# Work to be completed
Each line from the beginning of the data below through the line containing "const frameStepNs = 0.1;" should be repeated exactly, please.

# Given data

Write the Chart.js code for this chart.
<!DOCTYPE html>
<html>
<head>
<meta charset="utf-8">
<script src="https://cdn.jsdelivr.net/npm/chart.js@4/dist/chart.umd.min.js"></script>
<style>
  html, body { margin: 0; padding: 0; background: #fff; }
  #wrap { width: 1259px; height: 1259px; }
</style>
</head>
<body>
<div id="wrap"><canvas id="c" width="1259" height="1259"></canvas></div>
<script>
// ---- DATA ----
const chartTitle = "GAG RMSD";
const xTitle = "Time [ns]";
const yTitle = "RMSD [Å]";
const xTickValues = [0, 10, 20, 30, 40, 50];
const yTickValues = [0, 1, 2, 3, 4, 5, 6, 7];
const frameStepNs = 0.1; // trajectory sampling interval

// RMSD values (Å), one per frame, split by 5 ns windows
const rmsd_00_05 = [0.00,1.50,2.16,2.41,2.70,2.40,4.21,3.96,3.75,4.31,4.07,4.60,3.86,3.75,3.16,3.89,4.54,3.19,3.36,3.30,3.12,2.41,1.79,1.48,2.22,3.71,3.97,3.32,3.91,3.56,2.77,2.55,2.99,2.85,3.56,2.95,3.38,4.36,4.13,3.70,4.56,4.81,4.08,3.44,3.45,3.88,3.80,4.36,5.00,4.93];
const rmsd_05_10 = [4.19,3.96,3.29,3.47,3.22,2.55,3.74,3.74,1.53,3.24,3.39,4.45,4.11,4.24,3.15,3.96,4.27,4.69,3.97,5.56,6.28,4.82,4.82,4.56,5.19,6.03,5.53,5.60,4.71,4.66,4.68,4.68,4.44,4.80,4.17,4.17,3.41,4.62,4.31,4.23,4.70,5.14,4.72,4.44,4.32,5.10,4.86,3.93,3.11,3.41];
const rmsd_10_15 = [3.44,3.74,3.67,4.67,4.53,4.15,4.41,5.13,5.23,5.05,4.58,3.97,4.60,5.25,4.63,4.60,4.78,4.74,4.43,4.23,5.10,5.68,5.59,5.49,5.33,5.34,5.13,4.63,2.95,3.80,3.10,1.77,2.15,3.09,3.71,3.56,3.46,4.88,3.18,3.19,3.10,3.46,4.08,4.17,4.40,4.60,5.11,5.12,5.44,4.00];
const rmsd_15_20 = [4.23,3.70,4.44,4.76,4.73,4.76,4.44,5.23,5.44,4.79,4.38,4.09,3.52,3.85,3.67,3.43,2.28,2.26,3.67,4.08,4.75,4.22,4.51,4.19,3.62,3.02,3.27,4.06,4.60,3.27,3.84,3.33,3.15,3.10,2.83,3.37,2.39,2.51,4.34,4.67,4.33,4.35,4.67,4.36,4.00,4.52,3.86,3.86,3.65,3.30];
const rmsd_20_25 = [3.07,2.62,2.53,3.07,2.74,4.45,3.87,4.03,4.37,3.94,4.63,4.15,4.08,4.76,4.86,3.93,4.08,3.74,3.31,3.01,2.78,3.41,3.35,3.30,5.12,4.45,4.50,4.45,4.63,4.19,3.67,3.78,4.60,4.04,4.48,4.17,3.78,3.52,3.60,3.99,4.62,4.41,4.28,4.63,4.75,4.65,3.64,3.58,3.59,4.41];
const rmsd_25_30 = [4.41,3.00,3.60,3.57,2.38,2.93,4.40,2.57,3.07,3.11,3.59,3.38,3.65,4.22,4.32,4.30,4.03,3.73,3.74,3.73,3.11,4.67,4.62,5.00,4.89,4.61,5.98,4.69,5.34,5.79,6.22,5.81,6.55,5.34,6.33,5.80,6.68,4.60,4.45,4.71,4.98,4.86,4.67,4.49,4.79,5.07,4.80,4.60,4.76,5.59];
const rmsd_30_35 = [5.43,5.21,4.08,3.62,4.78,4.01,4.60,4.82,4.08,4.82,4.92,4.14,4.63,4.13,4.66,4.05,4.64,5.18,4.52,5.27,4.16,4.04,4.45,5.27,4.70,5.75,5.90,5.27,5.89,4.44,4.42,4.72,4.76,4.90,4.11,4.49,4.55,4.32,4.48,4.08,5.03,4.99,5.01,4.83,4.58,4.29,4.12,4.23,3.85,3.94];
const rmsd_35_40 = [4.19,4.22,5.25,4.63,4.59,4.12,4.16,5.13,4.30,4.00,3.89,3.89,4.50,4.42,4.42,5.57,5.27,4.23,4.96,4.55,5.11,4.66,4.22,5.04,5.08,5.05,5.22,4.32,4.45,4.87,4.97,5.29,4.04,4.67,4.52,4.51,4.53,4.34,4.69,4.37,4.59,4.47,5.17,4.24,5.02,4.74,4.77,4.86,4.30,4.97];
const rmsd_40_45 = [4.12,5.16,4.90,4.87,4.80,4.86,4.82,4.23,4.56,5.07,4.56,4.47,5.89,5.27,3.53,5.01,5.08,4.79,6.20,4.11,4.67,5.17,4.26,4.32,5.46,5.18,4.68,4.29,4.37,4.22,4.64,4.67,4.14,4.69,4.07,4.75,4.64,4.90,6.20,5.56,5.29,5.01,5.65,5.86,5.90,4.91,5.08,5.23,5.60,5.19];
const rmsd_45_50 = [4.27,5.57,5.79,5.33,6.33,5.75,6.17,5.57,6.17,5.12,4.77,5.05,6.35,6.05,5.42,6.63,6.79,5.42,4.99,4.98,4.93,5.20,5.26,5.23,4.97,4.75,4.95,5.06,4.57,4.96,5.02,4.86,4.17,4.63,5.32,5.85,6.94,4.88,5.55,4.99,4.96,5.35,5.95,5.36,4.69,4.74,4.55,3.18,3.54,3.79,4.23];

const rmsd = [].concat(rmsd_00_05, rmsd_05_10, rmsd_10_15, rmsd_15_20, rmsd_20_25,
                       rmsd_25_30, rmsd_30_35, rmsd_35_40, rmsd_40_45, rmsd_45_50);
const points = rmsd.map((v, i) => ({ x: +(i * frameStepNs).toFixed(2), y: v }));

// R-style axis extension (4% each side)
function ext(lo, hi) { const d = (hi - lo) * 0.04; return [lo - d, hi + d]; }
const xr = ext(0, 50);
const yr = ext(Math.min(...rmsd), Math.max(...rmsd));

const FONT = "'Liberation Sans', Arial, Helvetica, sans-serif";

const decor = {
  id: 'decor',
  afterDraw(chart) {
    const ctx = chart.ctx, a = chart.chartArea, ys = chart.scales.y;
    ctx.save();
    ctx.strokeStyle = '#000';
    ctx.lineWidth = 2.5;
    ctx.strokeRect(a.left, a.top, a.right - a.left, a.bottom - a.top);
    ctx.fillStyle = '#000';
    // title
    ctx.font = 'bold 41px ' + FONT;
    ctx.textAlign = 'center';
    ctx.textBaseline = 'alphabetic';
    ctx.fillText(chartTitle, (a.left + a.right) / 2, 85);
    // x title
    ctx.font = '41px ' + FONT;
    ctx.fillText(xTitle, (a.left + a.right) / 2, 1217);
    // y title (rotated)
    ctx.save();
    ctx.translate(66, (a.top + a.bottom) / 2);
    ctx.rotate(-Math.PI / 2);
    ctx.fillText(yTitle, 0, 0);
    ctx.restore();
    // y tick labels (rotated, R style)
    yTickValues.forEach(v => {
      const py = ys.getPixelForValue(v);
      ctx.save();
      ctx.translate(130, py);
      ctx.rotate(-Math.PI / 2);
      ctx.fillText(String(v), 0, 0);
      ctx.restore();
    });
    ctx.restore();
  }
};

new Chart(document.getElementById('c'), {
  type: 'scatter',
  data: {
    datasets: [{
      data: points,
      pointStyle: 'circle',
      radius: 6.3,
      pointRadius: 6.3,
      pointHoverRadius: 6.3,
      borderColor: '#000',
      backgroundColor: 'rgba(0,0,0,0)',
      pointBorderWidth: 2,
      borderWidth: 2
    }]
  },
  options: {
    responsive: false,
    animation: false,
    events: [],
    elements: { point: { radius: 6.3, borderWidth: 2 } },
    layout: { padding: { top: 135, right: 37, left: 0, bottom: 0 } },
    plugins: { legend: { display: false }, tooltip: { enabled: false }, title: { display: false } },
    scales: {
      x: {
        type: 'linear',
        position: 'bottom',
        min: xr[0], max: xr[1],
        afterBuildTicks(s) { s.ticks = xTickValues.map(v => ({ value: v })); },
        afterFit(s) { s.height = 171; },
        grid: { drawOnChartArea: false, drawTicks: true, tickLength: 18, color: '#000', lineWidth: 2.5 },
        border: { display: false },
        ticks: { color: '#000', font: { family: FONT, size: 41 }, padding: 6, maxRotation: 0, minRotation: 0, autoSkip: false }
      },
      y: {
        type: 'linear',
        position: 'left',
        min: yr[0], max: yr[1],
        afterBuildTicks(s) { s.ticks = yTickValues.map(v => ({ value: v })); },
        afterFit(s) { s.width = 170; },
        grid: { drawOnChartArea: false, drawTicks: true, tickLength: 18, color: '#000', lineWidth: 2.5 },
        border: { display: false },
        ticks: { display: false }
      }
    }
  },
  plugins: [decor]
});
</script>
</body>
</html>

# Exercise result
Write the Chart.js code for this chart.
<!DOCTYPE html>
<html>
<head>
<meta charset="utf-8">
<script src="https://cdn.jsdelivr.net/npm/chart.js@4/dist/chart.umd.min.js"></script>
<style>
  html, body { margin: 0; padding: 0; background: #fff; }
  #wrap { width: 1259px; height: 1259px; }
</style>
</head>
<body>
<div id="wrap"><canvas id="c" width="1259" height="1259"></canvas></div>
<script>
// ---- DATA ----
const chartTitle = "GAG RMSD";
const xTitle = "Time [ns]";
const yTitle = "RMSD [Å]";
const xTickValues = [0, 10, 20, 30, 40, 50];
const yTickValues = [0, 1, 2, 3, 4, 5, 6, 7];
const frameStepNs = 0.1; // trajectory sampling interval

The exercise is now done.